2. Describe the distribution of the mean lifespan of 15 light bulbs.

Answer:

fifteen.bulb <- rnorm(15, mean = fbulb.mean, sd = fbulb.sd)
mean(fifteen.bulb)

## [1] 8828.357

3. What is the probability that the mean lifespan of 15 randomly chosen light bulbs is more than 10,500 hours?

Answer:

n <- 15 
pnorm(10500, fbulb.mean, fbulb.sd/sqrt(n), lower.tail = FALSE)

## [1] 3.133452e-09

4. Sketch the two distributions (population and sampling) on the same scale.

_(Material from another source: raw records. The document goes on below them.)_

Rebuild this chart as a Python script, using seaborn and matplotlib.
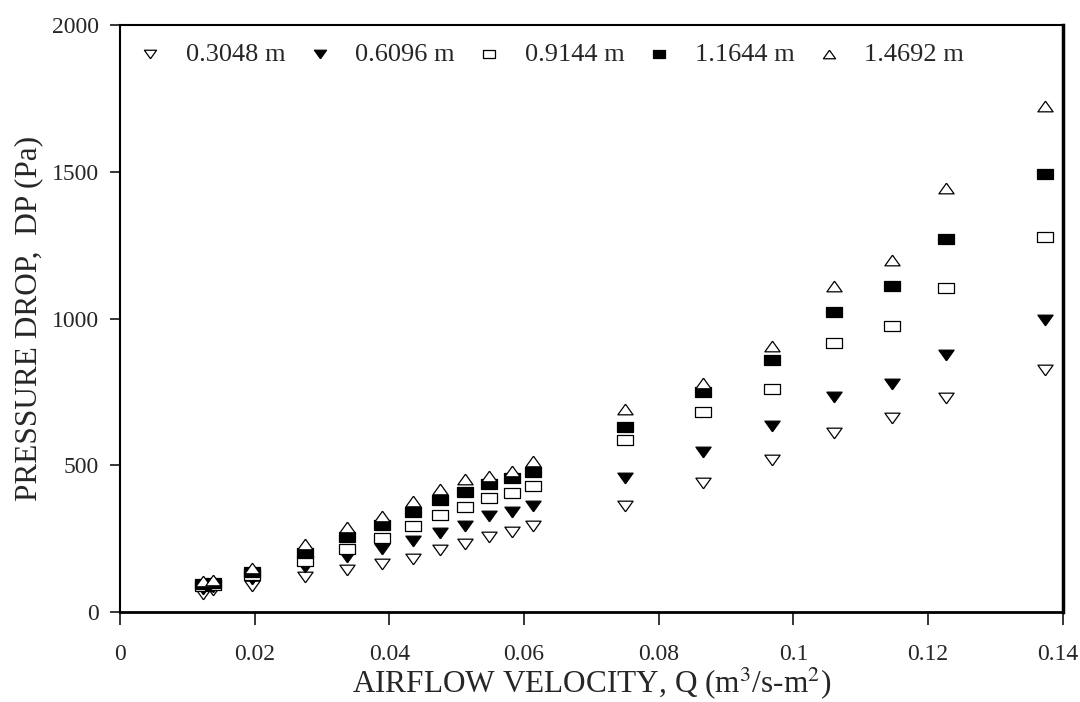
import matplotlib
matplotlib.use('Agg')
import matplotlib.pyplot as plt
import matplotlib.transforms as mtransforms
import seaborn as sns
import pandas as pd

# airflow velocity, m3/s-m2
q = [0.0123, 0.0138, 0.0196, 0.0275, 0.0337, 0.0389, 0.0435, 0.0475, 0.0512,
     0.0548, 0.0582, 0.0613, 0.0750, 0.0866, 0.0968, 0.1061, 0.1146, 0.1226, 0.1373]

# pressure drop (Pa) for each bed depth
dp_03048 = [62, 75, 88, 119, 142, 163, 181, 211, 232, 255, 273, 293, 361, 439, 518, 610, 661, 729, 825]
dp_06096 = [80, 85, 112, 154, 188, 215, 242, 270, 293, 327, 341, 362, 456, 545, 634, 733, 777, 876, 995]
dp_09144 = [88, 92, 128, 174, 214, 252, 293, 330, 358, 388, 406, 429, 586, 681, 760, 917, 974, 1104, 1278]
dp_11644 = [95, 98, 138, 200, 257, 296, 341, 382, 410, 435, 456, 477, 630, 750, 859, 1022, 1111, 1271, 1492]
dp_14692 = [105, 108, 150, 231, 289, 327, 379, 420, 453, 463, 480, 515, 692, 780, 906, 1111, 1199, 1444, 1724]

depths = ['0.3048 m', '0.6096 m', '0.9144 m', '1.1644 m', '1.4692 m']
series = [dp_03048, dp_06096, dp_09144, dp_11644, dp_14692]

rows = []
for name, vals in zip(depths, series):
    for x, y in zip(q, vals):
        rows.append({'Q': x, 'DP': y, 'depth': name})
df = pd.DataFrame(rows)

# flattened markers like the scanned figure
tri_down = [(0, -0.7), (-1, 0.7), (1, 0.7), (0, -0.7)]
tri_up = [(0, 0.7), (-1, -0.7), (1, -0.7), (0, 0.7)]
rect = [(-1, -0.7), (1, -0.7), (1, 0.7), (-1, 0.7), (-1, -0.7)]

styles = {
    '0.3048 m': (tri_down, 'white'),
    '0.6096 m': (tri_down, 'black'),
    '0.9144 m': (rect, 'white'),
    '1.1644 m': (rect, 'black'),
    '1.4692 m': (tri_up, 'white'),
}

sns.set_style('ticks')
plt.rcParams['font.family'] = ['Liberation Serif', 'DejaVu Serif']
plt.rcParams['mathtext.fontset'] = 'stix'

fig = plt.figure(figsize=(10.8, 7.02), dpi=100)
ax = fig.add_axes([0.111, 0.128, 0.873, 0.836])

for name in depths:
    marker, face = styles[name]
    sub = df[df['depth'] == name]
    sns.scatterplot(data=sub, x='Q', y='DP', marker=marker, color=face,
                    edgecolor='black', linewidth=0.9, s=120, ax=ax, label=name)

ax.set_xlim(0, 0.14)
ax.set_ylim(0, 2000)
ax.set_xticks([0, 0.02, 0.04, 0.06, 0.08, 0.1, 0.12, 0.14])
ax.set_xticklabels(['0', '0.02', '0.04', '0.06', '0.08', '0.1', '0.12', '0.14'])
ax.set_yticks([0, 500, 1000, 1500, 2000])
ax.tick_params(axis='x', direction='out', length=9, width=1.3, labelsize=17, pad=14)
ax.tick_params(axis='y', direction='out', length=7, width=1.3, labelsize=17, pad=8)
for sp in ax.spines.values():
    sp.set_visible(True)
    sp.set_linewidth(1.5)
    sp.set_color('black')
ax.spines['right'].set_linewidth(2.5)
ax.spines['bottom'].set_linewidth(2.0)

# keep the last x label inside the canvas
last = ax.get_xticklabels()[-1]
last.set_transform(last.get_transform() +
                   mtransforms.ScaledTranslation(-5 / 100, 0, fig.dpi_scale_trans))

ax.set_xlabel('AIRFLOW VELOCITY, Q (m$^3$/s-m$^2$)', fontsize=22.5, labelpad=0)
ax.set_ylabel('PRESSURE DROP,  DP (Pa)', fontsize=22.5, labelpad=6)

leg = ax.legend(loc='upper left', ncol=5, frameon=False, fontsize=19,
                markerscale=0.8, handlelength=1.0, handletextpad=0.85,
                columnspacing=0.8, borderaxespad=0.25,
                bbox_to_anchor=(0.0, 1.0))

fig.savefig('out.png', dpi=100)
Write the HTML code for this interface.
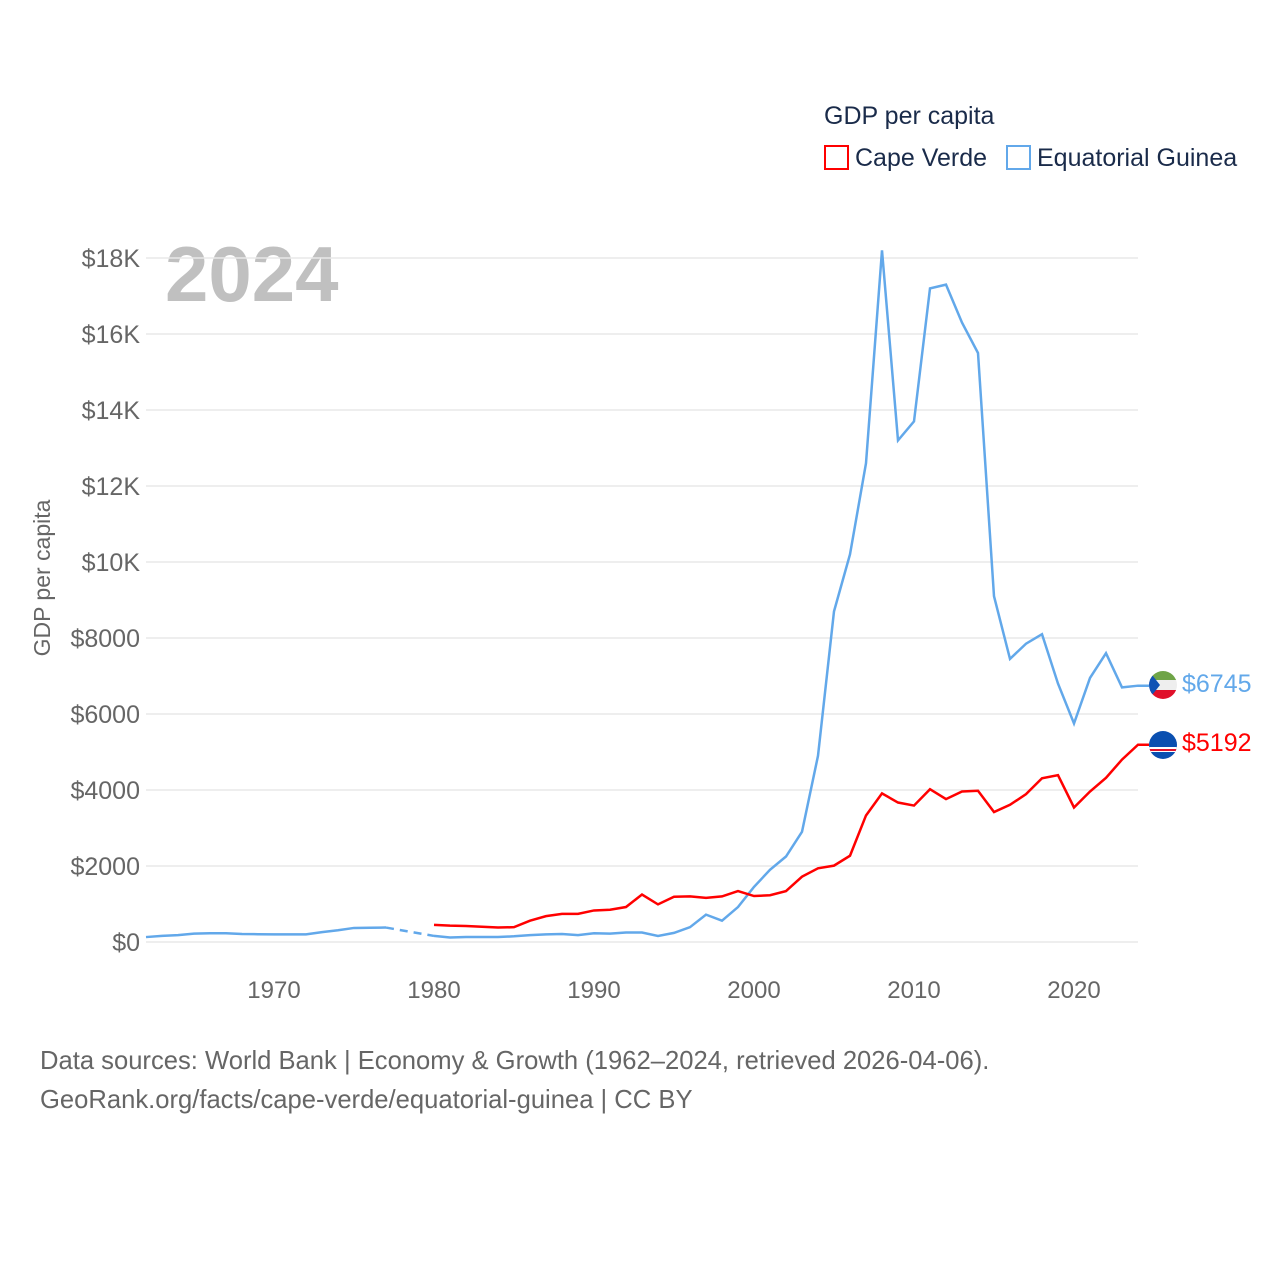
<!DOCTYPE html>
<html><head><meta charset="utf-8"><style>
html,body{margin:0;padding:0;background:#fff;}
svg{display:block;font-family:"Liberation Sans",sans-serif;}
</style></head><body>
<svg id="chart" width="1280" height="1280" viewBox="0 0 1280 1280">
<text x="824" y="124" font-size="25" fill="#1a2b4a">GDP per capita</text>
<g><rect x="825" y="146" width="23" height="23" fill="none" stroke="#ff0000" stroke-width="2"/><text x="855" y="166" font-size="25" fill="#1a2b4a">Cape Verde</text></g>
<g><rect x="1007" y="146" width="23" height="23" fill="none" stroke="#62a8ea" stroke-width="2"/><text x="1037" y="166" font-size="25" fill="#1a2b4a">Equatorial Guinea</text></g>
<text x="165" y="301" font-size="78" font-weight="bold" fill="#c0c0c0">2024</text>
<text transform="translate(50,578) rotate(-90)" text-anchor="middle" font-size="23" fill="#666">GDP per capita</text>
<g id="grid"></g><g id="xt"></g><g id="lines"></g>
<g>
<clipPath id="c1"><circle cx="1163" cy="685" r="14"/></clipPath>
<g clip-path="url(#c1)"><rect x="1149" y="671" width="28" height="9" fill="#6fa447"/><rect x="1149" y="680" width="28" height="10" fill="#eee"/><rect x="1149" y="690" width="28" height="10" fill="#e0102a"/><polygon points="1149,671 1160,685 1149,699" fill="#1152b4"/></g></g>
<g>
<clipPath id="c2"><circle cx="1163" cy="745" r="14"/></clipPath>
<g clip-path="url(#c2)"><rect x="1149" y="731" width="28" height="28" fill="#0a4fb0"/><rect x="1149" y="747" width="28" height="5" fill="#fff"/><rect x="1149" y="749" width="28" height="2" fill="#e0102a"/></g></g>
<text x="1182" y="692" font-size="25" fill="#62a8ea">$6745</text>
<text x="1182" y="751" font-size="25" fill="#ff0000">$5192</text>
<text x="40" y="1069" font-size="25.6" fill="#666">Data sources: World Bank | Economy &amp; Growth (1962–2024, retrieved 2026-04-06).</text>
<text x="40" y="1108" font-size="25.6" fill="#666">GeoRank.org/facts/cape-verde/equatorial-guinea | CC BY</text>
</svg>
<script>
const yTicks=[0,2000,4000,6000,8000,10000,12000,14000,16000,18000];
const yTickLabels=["$0","$2000","$4000","$6000","$8000","$10K","$12K","$14K","$16K","$18K"];
const xTicks=[1970,1980,1990,2000,2010,2020];
const gqYearsEarly=[1962,1963,1964,1965,1966,1967,1968,1969,1970,1971,1972,1973,1974,1975,1976,1977];
const gqEarly=[130,160,180,220,230,230,210,205,200,200,200,260,310,370,375,380];
const gqYears=[1980,1981,1982,1983,1984,1985,1986,1987,1988,1989,1990,1991,1992,1993,1994,1995,1996,1997,1998,1999,2000,2001,2002,2003,2004,2005,2006,2007,2008,2009,2010,2011,2012,2013,2014,2015,2016,2017,2018,2019,2020,2021,2022,2023,2024];
const gqValues=[160,120,130,130,130,150,180,200,210,180,230,220,250,250,160,240,390,720,560,920,1450,1900,2250,2900,4900,8700,10200,12600,18200,13200,13700,17200,17300,16300,15500,9100,7450,7850,8100,6800,5750,6950,7600,6700,6745];
const cvYears=gqYears;
const cvValues=[450,430,420,400,380,390,560,680,740,740,830,850,920,1250,990,1190,1200,1160,1200,1340,1210,1230,1340,1720,1940,2010,2270,3330,3910,3670,3590,4020,3760,3960,3980,3420,3610,3890,4310,4390,3540,3960,4320,4800,5192];
const X=y=>146+(y-1962)*16, Y=v=>942-v*0.038;
const NS="http://www.w3.org/2000/svg";
function mk(t,a,p){const e=document.createElementNS(NS,t);for(const k in a)e.setAttribute(k,a[k]);p.appendChild(e);return e;}
const grid=document.getElementById('grid');
yTicks.forEach((v,i)=>{
 const l=mk('line',{x1:146,x2:1138,y1:Y(v),y2:Y(v),stroke:'#e8e8e8','stroke-width':1.5},grid);
 
 
 const t=mk('text',{x:140,y:Y(v)+9,'text-anchor':'end','font-size':25,fill:'#666'},grid);
 t.textContent=yTickLabels[i];
 
 
});
const xt=document.getElementById('xt');
xTicks.forEach(y=>{
 const t=mk('text',{x:X(y),y:998,'text-anchor':'middle','font-size':24,fill:'#666'},xt);
 t.textContent=y;
 
 
});
const lines=document.getElementById('lines');
const pts=(ys,vs)=>ys.map((y,i)=>X(y)+','+Y(vs[i])).join(' ');
const a=mk('polyline',{points:pts(gqYearsEarly,gqEarly),fill:'none',stroke:'#62a8ea','stroke-width':2.5},lines);


const d=mk('line',{x1:X(1977),y1:Y(gqEarly[gqEarly.length-1]),x2:X(1980),y2:Y(gqValues[0]),stroke:'#62a8ea','stroke-width':2.5,'stroke-dasharray':'8,6'},lines);


const b=mk('polyline',{points:pts(gqYears,gqValues)+' 1149,'+Y(gqValues[gqValues.length-1]),fill:'none',stroke:'#62a8ea','stroke-width':2.5},lines);


const c=mk('polyline',{points:pts(cvYears,cvValues)+' 1149,'+Y(cvValues[cvValues.length-1]),fill:'none',stroke:'#ff0000','stroke-width':2.5},lines);


</script>
</body></html>
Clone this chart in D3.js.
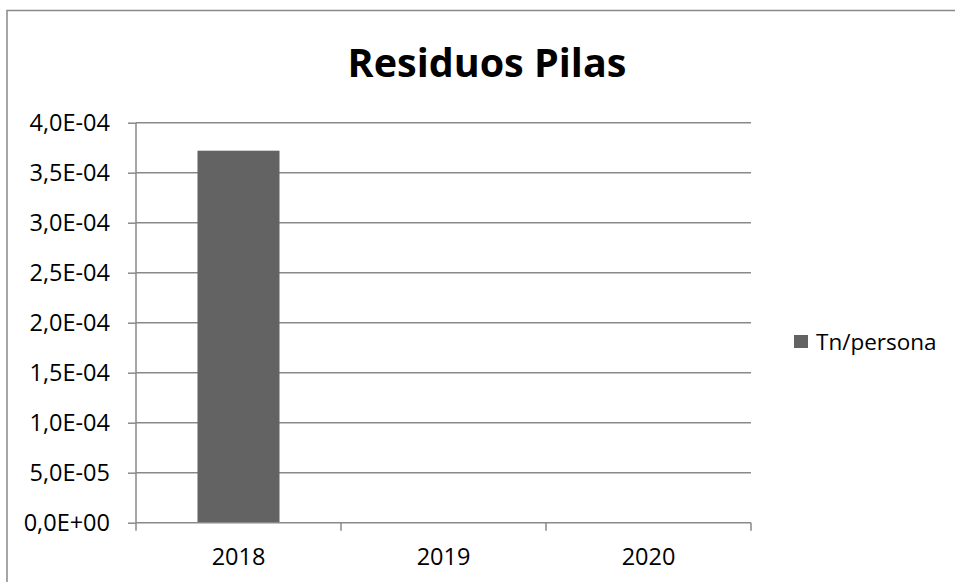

Answer:

se <- fbulb.sd/sqrt(n)
Nsample <- seq(fbulb.mean - (4 * fbulb.sd), fbulb.mean + (4 * fbulb.sd), length=15)
Rsample <- seq(fbulb.mean - (4 * se), fbulb.mean + (4 * se), length=15)
norm1 <- dnorm(Nsample,fbulb.mean,fbulb.sd)
norm2 <- dnorm(Rsample,fbulb.mean,se)

plot(Nsample, norm1, type="l",col="blue",
     main="Two distributions on same scale",
     xlab="Population vs Sample",
     ylim = c(0, 0.003)) 
     
lines(Rsample, norm2, col="green")

5. Could you estimate the probabilities from parts (a) and (c) if the lifespans of light bulbs had a skewed distribution?

Answer: It is not possible because the sample size is very small.